I was pissed. As many Friday and Saturday nights I spent during the ’80s tracking down my father Jimme for $50 or to pull him out of some dive in Mount Vernon, the Bronx or in Midtown Manhattan. I was a teenager then! I’m an adult, and now I’m supposed to be home by a certain time?

It got so that on another occasion, as I was pressing my clothes to go out — anywhere really — my mother tried to take the iron out of my hand to iron my clothes. “Mom, I got this,” I said, not about to let go. “You ain’t doin’ it right!,” my mother half-yelled as she yanked the iron away from me to press my jeans. Then, I realized that she was about to put creases in then, I yelled, “Mom, stop! No one wears creases in their jeans anymore.”

I took the iron away, and finished what I started, all with the b-word in my head.
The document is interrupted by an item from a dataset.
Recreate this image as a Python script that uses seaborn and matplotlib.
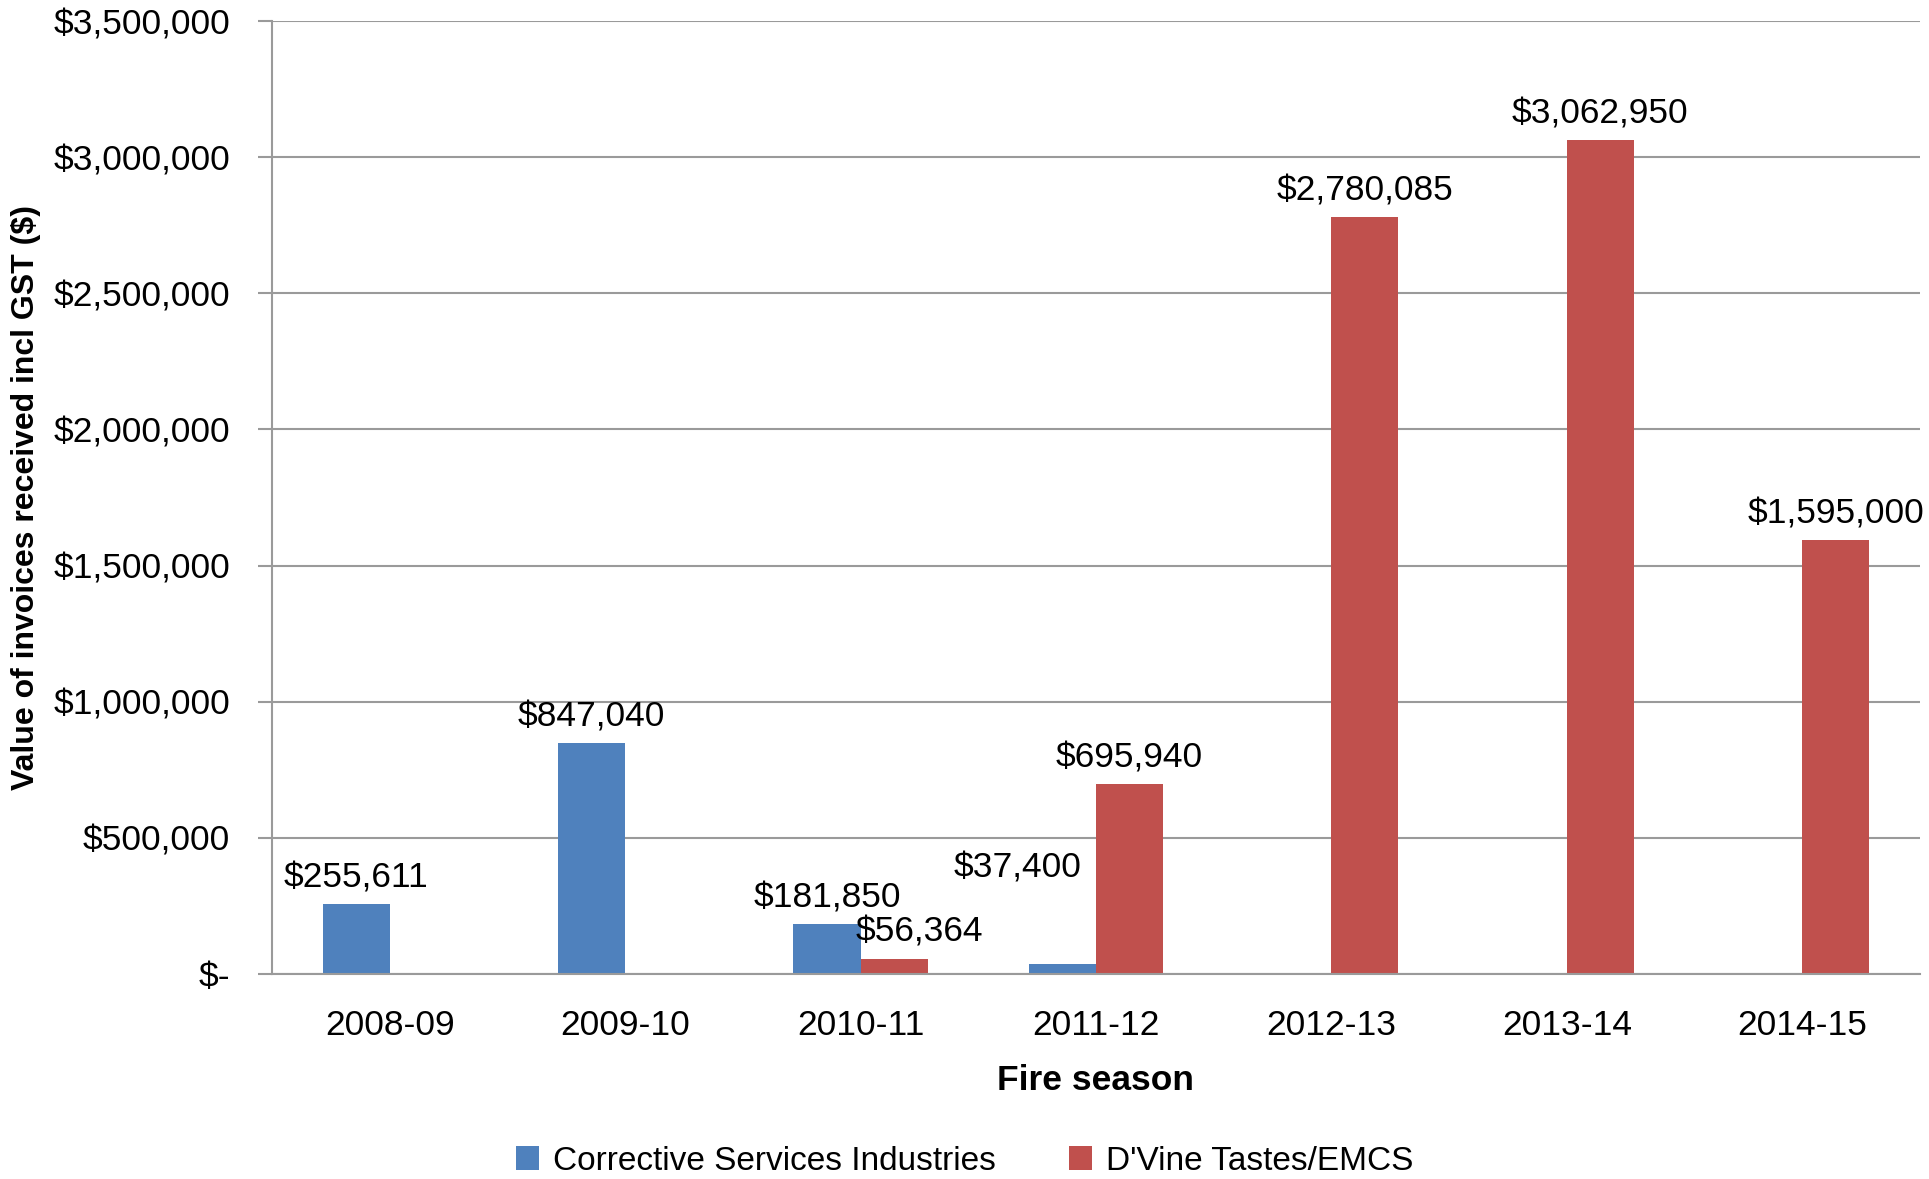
import numpy as np
import pandas as pd
import matplotlib
matplotlib.use("Agg")
import matplotlib.pyplot as plt
from matplotlib.ticker import FixedLocator
import seaborn as sns

# chart data
seasons = ["2008-09", "2009-10", "2010-11", "2011-12", "2012-13", "2013-14", "2014-15"]
csi_values = [255611, 847040, 181850, 37400, 0, 0, 0]
dvine_values = [0, 0, 56364, 695940, 2780085, 3062950, 1595000]
suppliers = ["Corrective Services Industries", "D'Vine Tastes/EMCS"]
colors = ["#4F81BD", "#C0504D"]
ytick_values = [0, 500000, 1000000, 1500000, 2000000, 2500000, 3000000, 3500000]

df = pd.DataFrame({
    "season": seasons * 2,
    "supplier": [suppliers[0]] * len(seasons) + [suppliers[1]] * len(seasons),
    "value": csi_values + dvine_values,
})

sns.set_theme(style="white")
plt.rcParams["font.family"] = ["Liberation Sans", "DejaVu Sans"]
plt.rcParams["text.color"] = "black"
plt.rcParams["axes.labelcolor"] = "black"
plt.rcParams["xtick.labelcolor"] = "black"
plt.rcParams["ytick.labelcolor"] = "black"

FS = 25.5
GRID = "#9A9A9A"

fig = plt.figure(figsize=(19.29, 11.79), dpi=100)
ax = fig.add_axes([0.141, 0.174, 0.8543, 0.808])

sns.barplot(data=df, x="season", y="value", hue="supplier", order=seasons,
            hue_order=suppliers, palette=colors, width=0.57, saturation=1,
            edgecolor="none", ax=ax, legend=True)

ax.set_xlim(-0.5, len(seasons) - 0.5)
ax.set_ylim(0, 3500000)
ax.set_yticks(ytick_values)
ax.set_yticklabels(["$-" if v == 0 else "${:,.0f}".format(v) for v in ytick_values])
ax.yaxis.grid(True, color=GRID, linewidth=1.5)
ax.set_axisbelow(True)

ax.xaxis.set_minor_locator(FixedLocator(np.arange(-0.5, len(seasons), 1.0)))
ax.tick_params(axis="x", which="major", length=0, labelsize=FS, pad=25)
ax.tick_params(axis="x", which="minor", length=9, width=1.5, color=GRID, direction="out")
ax.tick_params(axis="y", length=10, width=1.5, color=GRID, direction="out",
               labelsize=FS, pad=20, left=True)

for side in ["top", "right"]:
    ax.spines[side].set_visible(False)
for side in ["left", "bottom"]:
    ax.spines[side].set_color(GRID)
    ax.spines[side].set_linewidth(1.5)

ax.set_xlabel("Fire season", fontsize=FS, fontweight="bold", labelpad=16)
ax.set_ylabel("Value of invoices received incl GST ($)", fontsize=23, fontweight="bold", labelpad=9)

# data labels (a few nudged sideways like the original)
nudges = {(1, 2): (18, 0), (0, 3): (-32, 50)}
for hi, cont in enumerate(ax.containers):
    for ci, bar in enumerate(cont):
        h = bar.get_height()
        if not h or np.isnan(h):
            continue
        dx, dy = nudges.get((hi, ci), (0, 0))
        ax.annotate("${:,.0f}".format(h), (bar.get_x() + bar.get_width() / 2, h),
                    xytext=(dx, 7 + dy), textcoords="offset points",
                    ha="center", va="bottom", fontsize=FS, color="black")

handles, labels = ax.get_legend_handles_labels()
ax.get_legend().remove()
fig.legend(handles, labels, loc="center", bbox_to_anchor=(0.5, 0.015), ncol=2,
           frameon=False, fontsize=24, handlelength=0.7, handleheight=0.7,
           handletextpad=0.4, columnspacing=2.2)

fig.savefig("out.png", dpi=100)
My mother knew what was in my head, too. “You can think it, but you better not say it!,” she yelled as she left the room.It was the first time I ever found myself thinking that way about my mother. Unfortunately, it wouldn’t be the last.

Of course, the word that was really in my head most of the last summer was weird. Everyone around me seemed weird that summer, especially my mother. She was overprotective, in my business, and talking to me about gettin’ filled with the Spirit more than usual.

Or was it me that had become weird? After all, I’d been in the role of the dutiful son for so long that it probably was weird for my mother to see me go out to see a movie, hang out with a friend, or go down to the city at night. Maybe, at least in my mother’s case, she simply wasn’t used to me carving out time for myself, to actually act like the adult male that I had become.